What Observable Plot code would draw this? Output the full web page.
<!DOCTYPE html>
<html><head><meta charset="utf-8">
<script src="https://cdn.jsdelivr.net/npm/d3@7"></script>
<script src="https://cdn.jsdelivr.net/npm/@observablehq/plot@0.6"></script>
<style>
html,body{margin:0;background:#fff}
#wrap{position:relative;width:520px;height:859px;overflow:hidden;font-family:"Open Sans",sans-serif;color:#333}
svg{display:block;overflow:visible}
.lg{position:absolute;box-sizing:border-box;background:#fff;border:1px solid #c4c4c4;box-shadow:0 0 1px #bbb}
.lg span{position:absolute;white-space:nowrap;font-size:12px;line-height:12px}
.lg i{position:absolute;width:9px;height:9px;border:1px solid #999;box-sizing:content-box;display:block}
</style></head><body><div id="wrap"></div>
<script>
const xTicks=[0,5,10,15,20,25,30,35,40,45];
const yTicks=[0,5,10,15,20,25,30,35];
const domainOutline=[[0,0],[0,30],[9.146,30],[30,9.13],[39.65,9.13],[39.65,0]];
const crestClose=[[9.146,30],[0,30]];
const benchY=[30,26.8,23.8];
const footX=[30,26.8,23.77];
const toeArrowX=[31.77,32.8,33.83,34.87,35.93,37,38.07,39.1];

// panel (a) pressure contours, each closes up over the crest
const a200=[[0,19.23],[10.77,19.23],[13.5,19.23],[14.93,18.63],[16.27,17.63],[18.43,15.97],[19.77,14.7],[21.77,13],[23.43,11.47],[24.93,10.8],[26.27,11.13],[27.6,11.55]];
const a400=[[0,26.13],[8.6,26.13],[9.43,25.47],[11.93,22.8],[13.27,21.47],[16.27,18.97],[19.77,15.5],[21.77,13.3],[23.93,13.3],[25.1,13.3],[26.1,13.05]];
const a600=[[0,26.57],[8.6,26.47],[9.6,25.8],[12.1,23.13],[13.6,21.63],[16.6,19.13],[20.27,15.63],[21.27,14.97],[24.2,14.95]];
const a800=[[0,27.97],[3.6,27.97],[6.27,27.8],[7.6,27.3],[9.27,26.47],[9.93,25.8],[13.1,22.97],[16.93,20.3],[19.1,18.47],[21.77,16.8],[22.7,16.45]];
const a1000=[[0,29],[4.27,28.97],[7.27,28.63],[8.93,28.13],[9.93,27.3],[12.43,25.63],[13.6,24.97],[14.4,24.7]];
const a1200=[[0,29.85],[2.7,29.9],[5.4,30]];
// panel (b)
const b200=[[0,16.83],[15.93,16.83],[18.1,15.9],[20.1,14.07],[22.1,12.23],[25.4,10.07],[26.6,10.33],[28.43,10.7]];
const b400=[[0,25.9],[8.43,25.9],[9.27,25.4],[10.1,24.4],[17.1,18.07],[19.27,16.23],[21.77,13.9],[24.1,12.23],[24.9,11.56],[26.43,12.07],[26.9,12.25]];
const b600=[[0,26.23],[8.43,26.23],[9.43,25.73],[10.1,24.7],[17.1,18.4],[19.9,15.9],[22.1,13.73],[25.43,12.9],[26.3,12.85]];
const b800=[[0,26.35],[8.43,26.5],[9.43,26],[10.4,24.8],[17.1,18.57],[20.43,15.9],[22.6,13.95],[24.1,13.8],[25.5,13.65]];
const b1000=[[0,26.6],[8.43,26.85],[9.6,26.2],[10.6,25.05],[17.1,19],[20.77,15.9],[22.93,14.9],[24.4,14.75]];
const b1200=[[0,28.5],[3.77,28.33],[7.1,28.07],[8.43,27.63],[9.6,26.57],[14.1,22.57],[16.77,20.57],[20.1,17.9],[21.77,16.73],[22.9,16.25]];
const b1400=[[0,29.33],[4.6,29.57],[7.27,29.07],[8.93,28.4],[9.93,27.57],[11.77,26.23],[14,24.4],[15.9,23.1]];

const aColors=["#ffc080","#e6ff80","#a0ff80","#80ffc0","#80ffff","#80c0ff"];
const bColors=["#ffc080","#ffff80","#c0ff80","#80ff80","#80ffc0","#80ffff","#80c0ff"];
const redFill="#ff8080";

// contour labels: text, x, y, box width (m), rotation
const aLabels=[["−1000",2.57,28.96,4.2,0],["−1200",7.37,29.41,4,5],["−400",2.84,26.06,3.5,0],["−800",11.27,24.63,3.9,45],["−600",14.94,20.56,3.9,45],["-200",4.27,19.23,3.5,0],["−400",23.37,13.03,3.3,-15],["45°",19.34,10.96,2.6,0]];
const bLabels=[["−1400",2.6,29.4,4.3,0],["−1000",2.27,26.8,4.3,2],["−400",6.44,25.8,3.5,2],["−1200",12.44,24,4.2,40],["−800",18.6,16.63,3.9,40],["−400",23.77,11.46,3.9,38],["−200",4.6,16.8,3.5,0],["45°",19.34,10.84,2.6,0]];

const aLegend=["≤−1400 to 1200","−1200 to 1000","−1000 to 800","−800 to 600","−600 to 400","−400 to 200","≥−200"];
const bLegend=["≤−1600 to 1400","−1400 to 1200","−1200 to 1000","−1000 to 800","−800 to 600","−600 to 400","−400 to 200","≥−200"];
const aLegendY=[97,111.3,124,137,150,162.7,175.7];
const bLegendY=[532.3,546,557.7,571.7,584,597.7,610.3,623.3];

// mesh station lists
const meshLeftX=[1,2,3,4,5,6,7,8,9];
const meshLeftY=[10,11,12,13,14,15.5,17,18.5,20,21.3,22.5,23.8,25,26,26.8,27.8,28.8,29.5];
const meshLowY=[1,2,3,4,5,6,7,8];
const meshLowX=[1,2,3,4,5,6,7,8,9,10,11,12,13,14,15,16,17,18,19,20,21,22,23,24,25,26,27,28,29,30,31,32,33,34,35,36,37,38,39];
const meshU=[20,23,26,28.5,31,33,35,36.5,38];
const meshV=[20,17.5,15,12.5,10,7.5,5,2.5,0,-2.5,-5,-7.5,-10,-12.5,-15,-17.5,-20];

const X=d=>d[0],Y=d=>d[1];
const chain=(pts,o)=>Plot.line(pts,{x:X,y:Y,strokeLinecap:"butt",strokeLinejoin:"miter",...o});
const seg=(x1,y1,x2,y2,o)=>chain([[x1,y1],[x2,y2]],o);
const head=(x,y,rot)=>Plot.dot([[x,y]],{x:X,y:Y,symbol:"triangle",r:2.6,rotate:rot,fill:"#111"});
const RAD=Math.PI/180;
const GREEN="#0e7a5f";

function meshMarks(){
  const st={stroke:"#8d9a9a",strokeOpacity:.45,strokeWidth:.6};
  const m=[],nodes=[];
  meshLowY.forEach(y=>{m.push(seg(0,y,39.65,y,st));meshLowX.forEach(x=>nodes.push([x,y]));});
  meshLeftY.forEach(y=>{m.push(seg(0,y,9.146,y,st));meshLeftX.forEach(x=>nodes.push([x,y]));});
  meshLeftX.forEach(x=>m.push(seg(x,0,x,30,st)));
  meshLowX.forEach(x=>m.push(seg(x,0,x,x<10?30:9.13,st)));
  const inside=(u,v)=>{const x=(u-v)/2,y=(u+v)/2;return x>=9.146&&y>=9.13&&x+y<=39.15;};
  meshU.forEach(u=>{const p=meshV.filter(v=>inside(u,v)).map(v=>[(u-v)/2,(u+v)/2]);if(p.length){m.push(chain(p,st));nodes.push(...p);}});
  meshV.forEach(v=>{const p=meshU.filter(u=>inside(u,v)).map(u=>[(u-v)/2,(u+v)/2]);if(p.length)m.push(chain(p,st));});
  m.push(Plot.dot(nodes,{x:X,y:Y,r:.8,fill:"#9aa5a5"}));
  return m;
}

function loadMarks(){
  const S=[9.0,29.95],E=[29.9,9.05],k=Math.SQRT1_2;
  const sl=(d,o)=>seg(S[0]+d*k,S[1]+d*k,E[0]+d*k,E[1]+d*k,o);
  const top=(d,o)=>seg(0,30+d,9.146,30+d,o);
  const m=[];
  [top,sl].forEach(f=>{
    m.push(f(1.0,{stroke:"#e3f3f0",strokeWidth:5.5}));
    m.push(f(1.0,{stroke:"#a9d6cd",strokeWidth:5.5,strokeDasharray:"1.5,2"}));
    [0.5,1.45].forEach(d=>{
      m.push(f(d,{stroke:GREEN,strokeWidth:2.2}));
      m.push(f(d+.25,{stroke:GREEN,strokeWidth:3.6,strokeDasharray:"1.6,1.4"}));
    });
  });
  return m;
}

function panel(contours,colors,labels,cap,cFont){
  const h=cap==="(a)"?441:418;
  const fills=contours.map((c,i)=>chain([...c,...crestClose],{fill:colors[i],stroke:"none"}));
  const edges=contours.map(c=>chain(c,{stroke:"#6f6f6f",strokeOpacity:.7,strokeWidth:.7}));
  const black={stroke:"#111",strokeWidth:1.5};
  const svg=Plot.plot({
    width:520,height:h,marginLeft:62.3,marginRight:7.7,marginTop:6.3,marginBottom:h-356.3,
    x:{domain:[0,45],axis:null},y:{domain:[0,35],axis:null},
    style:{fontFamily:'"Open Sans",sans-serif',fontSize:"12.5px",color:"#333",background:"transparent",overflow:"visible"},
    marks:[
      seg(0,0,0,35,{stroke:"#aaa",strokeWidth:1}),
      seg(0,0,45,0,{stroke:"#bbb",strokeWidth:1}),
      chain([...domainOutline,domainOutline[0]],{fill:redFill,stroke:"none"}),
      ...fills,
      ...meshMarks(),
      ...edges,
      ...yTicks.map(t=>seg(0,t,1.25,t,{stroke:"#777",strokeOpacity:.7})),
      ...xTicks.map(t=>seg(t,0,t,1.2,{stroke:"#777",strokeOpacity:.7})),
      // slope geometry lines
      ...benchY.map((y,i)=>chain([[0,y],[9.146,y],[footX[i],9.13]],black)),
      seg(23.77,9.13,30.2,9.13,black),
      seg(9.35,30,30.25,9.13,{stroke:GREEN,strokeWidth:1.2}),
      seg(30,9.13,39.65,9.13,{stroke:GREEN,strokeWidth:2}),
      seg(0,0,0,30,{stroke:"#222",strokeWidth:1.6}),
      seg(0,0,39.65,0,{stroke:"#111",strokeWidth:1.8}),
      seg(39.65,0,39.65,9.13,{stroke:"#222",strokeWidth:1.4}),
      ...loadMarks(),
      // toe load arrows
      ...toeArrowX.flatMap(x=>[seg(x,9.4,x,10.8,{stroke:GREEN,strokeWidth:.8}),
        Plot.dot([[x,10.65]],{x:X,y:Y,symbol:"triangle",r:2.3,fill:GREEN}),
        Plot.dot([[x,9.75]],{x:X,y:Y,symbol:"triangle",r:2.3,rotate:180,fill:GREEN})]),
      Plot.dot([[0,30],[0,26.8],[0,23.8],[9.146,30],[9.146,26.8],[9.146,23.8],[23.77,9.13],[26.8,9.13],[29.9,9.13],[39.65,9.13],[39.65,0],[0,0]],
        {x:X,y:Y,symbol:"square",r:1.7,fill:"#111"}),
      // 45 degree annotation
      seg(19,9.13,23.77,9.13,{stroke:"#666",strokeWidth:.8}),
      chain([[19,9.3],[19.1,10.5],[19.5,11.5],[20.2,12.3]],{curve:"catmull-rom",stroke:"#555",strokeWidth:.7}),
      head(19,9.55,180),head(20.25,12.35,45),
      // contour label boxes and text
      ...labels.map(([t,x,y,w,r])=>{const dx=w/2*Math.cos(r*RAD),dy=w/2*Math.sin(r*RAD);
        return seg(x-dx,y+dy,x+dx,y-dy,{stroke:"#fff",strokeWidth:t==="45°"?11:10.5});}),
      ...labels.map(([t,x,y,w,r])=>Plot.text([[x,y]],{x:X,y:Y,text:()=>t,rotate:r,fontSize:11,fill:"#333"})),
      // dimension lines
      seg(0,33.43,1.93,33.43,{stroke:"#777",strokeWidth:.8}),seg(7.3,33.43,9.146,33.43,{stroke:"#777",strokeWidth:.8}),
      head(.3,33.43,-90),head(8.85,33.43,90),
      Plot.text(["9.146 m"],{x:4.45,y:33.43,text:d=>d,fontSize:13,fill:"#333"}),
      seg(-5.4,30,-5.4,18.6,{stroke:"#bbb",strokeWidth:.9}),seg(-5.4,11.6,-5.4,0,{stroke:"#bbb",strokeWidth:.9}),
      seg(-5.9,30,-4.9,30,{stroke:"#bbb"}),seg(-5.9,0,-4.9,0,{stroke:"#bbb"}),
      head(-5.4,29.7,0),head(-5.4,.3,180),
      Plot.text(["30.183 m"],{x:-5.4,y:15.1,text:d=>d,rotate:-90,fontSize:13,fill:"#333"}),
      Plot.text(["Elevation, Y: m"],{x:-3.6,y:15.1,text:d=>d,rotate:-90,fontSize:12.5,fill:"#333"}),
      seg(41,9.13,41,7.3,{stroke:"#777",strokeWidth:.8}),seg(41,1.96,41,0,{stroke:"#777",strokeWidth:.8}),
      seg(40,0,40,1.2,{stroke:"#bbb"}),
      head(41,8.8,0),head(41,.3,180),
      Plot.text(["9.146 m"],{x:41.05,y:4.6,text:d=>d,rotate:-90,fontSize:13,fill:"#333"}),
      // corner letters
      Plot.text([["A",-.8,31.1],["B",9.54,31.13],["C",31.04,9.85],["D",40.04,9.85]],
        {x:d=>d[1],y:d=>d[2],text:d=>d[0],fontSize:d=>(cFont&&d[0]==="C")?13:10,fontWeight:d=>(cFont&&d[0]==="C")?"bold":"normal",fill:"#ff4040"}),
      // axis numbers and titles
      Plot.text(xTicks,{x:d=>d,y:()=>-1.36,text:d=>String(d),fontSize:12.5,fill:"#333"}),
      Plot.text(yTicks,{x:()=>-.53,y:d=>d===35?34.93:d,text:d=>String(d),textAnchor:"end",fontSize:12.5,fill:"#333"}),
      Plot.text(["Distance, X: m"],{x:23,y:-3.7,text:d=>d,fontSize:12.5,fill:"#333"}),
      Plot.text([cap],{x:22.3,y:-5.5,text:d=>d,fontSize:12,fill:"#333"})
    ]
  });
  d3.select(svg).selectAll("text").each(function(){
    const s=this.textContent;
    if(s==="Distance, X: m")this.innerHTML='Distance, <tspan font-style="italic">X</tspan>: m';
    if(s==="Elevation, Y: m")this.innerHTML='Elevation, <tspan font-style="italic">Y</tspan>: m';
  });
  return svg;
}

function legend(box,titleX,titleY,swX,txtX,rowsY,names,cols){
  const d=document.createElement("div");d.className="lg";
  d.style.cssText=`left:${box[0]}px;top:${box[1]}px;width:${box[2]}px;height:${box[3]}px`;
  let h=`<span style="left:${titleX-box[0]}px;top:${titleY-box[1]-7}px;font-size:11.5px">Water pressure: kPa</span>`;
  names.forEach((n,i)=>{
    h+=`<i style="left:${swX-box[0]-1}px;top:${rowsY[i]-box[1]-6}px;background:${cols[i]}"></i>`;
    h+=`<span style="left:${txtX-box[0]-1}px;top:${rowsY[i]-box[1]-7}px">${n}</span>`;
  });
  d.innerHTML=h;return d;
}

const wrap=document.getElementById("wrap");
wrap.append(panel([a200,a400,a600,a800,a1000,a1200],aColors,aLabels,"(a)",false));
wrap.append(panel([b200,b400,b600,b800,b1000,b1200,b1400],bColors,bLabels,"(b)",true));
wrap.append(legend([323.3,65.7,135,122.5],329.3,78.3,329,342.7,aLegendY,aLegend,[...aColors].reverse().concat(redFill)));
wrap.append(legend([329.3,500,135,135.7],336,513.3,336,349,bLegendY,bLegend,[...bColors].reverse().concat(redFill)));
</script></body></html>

┄┄┄┄┄┄┄┄┄┄

Exercise instructions:
Looking at the material above, please copy exactly every line from its first line through the line containing "const toeArrowX=[31.77,32.8,33.83,34.87,35.93,37,38.07,39.1];", with both ends included and nothing else.

Solution:
What Observable Plot code would draw this? Output the full web page.
<!DOCTYPE html>
<html><head><meta charset="utf-8">
<script src="https://cdn.jsdelivr.net/npm/d3@7"></script>
<script src="https://cdn.jsdelivr.net/npm/@observablehq/plot@0.6"></script>
<style>
html,body{margin:0;background:#fff}
#wrap{position:relative;width:520px;height:859px;overflow:hidden;font-family:"Open Sans",sans-serif;color:#333}
svg{display:block;overflow:visible}
.lg{position:absolute;box-sizing:border-box;background:#fff;border:1px solid #c4c4c4;box-shadow:0 0 1px #bbb}
.lg span{position:absolute;white-space:nowrap;font-size:12px;line-height:12px}
.lg i{position:absolute;width:9px;height:9px;border:1px solid #999;box-sizing:content-box;display:block}
</style></head><body><div id="wrap"></div>
<script>
const xTicks=[0,5,10,15,20,25,30,35,40,45];
const yTicks=[0,5,10,15,20,25,30,35];
const domainOutline=[[0,0],[0,30],[9.146,30],[30,9.13],[39.65,9.13],[39.65,0]];
const crestClose=[[9.146,30],[0,30]];
const benchY=[30,26.8,23.8];
const footX=[30,26.8,23.77];
const toeArrowX=[31.77,32.8,33.83,34.87,35.93,37,38.07,39.1];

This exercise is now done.